Instructions to follow: Up to and including the line that contains "const barWidths = [217.5", write out each line of the material from its first line, exactly.

— Begin Given data —

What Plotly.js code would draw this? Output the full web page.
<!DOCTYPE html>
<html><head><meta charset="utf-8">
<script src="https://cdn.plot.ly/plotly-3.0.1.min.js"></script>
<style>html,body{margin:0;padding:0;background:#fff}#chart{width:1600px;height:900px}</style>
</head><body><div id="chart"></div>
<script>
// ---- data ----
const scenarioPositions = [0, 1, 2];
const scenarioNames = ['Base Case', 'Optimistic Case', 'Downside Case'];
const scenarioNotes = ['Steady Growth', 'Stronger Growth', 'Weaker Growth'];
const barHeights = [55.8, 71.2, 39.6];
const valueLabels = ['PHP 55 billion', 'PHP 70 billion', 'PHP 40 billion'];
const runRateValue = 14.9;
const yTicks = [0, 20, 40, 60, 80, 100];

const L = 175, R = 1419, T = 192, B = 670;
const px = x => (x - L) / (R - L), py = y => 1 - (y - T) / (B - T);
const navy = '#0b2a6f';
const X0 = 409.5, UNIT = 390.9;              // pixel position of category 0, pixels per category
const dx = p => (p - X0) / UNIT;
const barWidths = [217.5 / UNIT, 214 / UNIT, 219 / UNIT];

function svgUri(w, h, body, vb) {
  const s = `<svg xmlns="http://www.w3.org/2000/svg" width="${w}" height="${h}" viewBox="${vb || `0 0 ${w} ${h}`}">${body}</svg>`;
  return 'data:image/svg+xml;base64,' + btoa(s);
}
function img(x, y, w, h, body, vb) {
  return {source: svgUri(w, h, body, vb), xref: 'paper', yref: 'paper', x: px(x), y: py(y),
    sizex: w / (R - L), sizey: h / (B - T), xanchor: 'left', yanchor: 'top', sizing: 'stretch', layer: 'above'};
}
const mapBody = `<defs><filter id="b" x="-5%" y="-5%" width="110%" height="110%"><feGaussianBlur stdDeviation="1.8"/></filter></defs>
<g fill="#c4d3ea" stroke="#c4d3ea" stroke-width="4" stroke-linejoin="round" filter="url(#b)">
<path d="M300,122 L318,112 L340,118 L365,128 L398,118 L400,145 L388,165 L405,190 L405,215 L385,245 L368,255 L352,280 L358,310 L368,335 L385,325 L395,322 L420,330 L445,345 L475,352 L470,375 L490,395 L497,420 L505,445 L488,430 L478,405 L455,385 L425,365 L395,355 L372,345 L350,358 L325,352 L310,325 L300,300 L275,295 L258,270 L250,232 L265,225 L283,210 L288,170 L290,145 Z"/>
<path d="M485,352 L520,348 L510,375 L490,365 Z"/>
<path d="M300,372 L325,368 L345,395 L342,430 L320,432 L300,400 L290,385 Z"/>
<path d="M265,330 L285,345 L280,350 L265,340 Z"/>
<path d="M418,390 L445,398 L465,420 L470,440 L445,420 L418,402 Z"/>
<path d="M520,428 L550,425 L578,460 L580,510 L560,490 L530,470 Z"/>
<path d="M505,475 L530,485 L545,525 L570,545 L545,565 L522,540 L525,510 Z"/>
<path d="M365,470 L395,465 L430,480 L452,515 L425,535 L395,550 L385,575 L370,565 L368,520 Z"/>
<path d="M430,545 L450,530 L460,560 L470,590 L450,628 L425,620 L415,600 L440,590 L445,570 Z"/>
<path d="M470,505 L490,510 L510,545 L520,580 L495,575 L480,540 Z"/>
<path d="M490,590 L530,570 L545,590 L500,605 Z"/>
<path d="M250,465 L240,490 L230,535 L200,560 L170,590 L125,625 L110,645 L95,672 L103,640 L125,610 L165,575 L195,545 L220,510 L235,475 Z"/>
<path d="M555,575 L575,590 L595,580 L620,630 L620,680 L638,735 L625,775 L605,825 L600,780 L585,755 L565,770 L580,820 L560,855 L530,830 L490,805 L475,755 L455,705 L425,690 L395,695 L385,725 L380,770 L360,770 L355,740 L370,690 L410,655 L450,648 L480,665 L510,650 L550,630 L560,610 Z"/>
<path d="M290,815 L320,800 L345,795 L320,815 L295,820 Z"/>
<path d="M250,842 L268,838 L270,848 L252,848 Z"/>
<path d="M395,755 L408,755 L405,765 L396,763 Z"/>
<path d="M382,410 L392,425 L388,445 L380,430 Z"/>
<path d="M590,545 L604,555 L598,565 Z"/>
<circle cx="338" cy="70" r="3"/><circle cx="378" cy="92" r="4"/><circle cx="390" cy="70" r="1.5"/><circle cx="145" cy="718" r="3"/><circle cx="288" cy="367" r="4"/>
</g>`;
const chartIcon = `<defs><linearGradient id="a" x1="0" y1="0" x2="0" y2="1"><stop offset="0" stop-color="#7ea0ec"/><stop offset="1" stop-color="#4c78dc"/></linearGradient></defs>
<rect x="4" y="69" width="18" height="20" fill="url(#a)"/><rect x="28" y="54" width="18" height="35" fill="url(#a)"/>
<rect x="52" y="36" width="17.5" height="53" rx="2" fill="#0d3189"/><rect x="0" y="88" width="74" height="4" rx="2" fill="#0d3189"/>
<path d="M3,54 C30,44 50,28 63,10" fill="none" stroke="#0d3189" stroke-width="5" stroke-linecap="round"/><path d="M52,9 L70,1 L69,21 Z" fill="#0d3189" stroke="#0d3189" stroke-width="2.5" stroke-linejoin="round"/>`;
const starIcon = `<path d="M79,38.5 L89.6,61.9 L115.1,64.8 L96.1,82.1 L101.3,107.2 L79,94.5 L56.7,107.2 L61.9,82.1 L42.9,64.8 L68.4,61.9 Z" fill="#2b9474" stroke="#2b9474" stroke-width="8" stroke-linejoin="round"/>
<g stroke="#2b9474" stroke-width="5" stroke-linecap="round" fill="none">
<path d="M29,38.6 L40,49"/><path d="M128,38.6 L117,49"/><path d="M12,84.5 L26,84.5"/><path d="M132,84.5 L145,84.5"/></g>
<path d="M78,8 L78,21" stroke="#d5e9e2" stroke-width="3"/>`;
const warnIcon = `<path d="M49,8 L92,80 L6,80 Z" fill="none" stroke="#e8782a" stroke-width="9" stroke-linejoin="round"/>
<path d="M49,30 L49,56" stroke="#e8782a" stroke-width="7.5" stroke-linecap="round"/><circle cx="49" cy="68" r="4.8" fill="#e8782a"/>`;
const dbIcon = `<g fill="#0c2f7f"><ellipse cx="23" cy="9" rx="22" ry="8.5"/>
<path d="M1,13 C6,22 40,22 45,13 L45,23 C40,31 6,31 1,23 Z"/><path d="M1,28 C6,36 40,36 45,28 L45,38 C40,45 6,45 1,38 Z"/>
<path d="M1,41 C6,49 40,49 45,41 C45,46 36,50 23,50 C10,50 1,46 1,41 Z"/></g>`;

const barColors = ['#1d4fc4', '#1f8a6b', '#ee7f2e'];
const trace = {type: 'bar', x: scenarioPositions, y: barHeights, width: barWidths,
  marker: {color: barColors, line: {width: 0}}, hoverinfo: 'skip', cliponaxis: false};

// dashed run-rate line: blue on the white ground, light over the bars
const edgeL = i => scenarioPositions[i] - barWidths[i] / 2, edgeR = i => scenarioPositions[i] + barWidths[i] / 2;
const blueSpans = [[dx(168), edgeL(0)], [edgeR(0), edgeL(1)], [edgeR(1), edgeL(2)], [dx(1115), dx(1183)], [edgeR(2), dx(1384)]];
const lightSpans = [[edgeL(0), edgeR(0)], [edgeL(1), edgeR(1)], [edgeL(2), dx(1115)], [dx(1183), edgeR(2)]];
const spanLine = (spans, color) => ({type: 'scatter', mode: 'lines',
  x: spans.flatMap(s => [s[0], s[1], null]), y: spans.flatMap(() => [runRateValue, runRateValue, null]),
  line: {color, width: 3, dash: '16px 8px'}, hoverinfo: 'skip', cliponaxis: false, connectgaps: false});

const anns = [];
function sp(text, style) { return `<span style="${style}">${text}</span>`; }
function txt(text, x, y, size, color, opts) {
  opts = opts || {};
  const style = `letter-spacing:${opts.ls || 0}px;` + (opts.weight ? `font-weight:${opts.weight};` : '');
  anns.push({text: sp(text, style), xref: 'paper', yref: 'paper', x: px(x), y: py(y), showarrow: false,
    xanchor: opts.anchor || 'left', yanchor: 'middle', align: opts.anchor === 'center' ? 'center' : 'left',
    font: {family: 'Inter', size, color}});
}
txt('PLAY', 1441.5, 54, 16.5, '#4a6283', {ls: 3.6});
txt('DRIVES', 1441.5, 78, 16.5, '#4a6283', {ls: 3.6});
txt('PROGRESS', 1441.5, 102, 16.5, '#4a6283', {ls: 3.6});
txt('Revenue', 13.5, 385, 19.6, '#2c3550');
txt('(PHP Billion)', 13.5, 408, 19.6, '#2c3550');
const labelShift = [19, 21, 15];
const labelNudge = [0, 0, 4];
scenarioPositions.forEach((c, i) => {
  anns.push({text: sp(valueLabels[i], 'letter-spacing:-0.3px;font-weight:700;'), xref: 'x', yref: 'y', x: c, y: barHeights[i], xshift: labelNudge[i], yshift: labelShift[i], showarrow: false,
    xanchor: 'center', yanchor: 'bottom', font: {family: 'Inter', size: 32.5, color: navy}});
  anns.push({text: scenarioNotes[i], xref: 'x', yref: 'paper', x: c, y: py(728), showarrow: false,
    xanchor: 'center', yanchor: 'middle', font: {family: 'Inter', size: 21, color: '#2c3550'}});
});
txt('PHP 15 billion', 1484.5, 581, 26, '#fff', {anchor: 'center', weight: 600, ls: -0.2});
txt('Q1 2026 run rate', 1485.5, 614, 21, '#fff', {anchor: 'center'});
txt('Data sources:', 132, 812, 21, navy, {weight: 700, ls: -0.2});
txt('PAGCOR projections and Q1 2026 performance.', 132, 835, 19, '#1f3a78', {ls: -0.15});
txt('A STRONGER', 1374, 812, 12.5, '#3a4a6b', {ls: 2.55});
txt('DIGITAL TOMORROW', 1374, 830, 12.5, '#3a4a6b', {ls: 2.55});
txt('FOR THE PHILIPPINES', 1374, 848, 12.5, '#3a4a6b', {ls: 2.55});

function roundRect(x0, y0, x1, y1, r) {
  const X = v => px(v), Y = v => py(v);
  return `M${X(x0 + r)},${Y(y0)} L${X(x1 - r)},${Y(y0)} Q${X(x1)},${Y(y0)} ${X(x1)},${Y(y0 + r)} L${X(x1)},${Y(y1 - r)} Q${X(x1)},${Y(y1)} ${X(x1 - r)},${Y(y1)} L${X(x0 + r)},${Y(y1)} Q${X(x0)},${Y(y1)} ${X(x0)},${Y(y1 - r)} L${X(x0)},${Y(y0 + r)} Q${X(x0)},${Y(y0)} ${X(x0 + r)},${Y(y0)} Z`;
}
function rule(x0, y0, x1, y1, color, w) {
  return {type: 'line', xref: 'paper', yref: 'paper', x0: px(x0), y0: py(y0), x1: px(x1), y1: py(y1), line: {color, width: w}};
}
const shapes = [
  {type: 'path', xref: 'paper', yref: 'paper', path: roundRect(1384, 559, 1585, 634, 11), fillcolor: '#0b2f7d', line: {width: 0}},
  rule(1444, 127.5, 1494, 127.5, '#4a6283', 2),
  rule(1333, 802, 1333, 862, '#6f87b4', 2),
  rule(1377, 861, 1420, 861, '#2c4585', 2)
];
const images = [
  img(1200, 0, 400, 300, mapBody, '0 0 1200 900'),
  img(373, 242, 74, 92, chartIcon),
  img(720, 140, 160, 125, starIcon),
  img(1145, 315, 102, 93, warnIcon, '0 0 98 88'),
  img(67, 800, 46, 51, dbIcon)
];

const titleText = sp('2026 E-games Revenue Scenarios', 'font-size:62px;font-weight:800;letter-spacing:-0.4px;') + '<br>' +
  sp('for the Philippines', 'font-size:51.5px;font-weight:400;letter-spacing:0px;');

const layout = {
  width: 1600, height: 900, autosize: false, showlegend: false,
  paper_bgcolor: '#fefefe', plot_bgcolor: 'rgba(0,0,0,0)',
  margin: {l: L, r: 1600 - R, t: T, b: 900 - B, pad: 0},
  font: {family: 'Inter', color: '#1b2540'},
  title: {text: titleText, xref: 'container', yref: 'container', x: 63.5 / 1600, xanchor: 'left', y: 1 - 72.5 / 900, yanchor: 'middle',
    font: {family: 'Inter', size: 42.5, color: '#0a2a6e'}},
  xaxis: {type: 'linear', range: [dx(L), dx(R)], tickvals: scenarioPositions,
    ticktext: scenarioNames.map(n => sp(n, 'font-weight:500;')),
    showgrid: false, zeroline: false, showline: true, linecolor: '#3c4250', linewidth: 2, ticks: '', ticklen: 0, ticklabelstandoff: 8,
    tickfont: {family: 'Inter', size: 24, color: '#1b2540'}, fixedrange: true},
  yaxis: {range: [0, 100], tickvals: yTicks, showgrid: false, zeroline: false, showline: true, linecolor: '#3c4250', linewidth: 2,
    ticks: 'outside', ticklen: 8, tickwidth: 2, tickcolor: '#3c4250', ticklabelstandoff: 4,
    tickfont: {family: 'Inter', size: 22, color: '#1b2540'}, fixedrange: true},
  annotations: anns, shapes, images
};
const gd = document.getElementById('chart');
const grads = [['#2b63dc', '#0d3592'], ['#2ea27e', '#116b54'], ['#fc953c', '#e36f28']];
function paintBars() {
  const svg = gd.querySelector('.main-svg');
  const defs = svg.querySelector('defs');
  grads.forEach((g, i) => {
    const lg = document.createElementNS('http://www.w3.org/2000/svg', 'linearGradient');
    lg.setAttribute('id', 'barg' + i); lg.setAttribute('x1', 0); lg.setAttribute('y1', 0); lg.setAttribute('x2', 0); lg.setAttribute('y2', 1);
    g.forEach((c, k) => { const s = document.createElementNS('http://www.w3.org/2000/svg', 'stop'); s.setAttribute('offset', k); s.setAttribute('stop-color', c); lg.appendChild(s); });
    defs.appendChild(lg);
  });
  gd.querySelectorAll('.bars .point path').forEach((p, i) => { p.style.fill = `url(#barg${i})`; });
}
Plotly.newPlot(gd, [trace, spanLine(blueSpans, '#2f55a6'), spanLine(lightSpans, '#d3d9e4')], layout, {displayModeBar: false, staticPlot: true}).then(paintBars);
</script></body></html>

— End Given data —

In response:
What Plotly.js code would draw this? Output the full web page.
<!DOCTYPE html>
<html><head><meta charset="utf-8">
<script src="https://cdn.plot.ly/plotly-3.0.1.min.js"></script>
<style>html,body{margin:0;padding:0;background:#fff}#chart{width:1600px;height:900px}</style>
</head><body><div id="chart"></div>
<script>
// ---- data ----
const scenarioPositions = [0, 1, 2];
const scenarioNames = ['Base Case', 'Optimistic Case', 'Downside Case'];
const scenarioNotes = ['Steady Growth', 'Stronger Growth', 'Weaker Growth'];
const barHeights = [55.8, 71.2, 39.6];
const valueLabels = ['PHP 55 billion', 'PHP 70 billion', 'PHP 40 billion'];
const runRateValue = 14.9;
const yTicks = [0, 20, 40, 60, 80, 100];

const L = 175, R = 1419, T = 192, B = 670;
const px = x => (x - L) / (R - L), py = y => 1 - (y - T) / (B - T);
const navy = '#0b2a6f';
const X0 = 409.5, UNIT = 390.9;              // pixel position of category 0, pixels per category
const dx = p => (p - X0) / UNIT;
const barWidths = [217.5 / UNIT, 214 / UNIT, 219 / UNIT];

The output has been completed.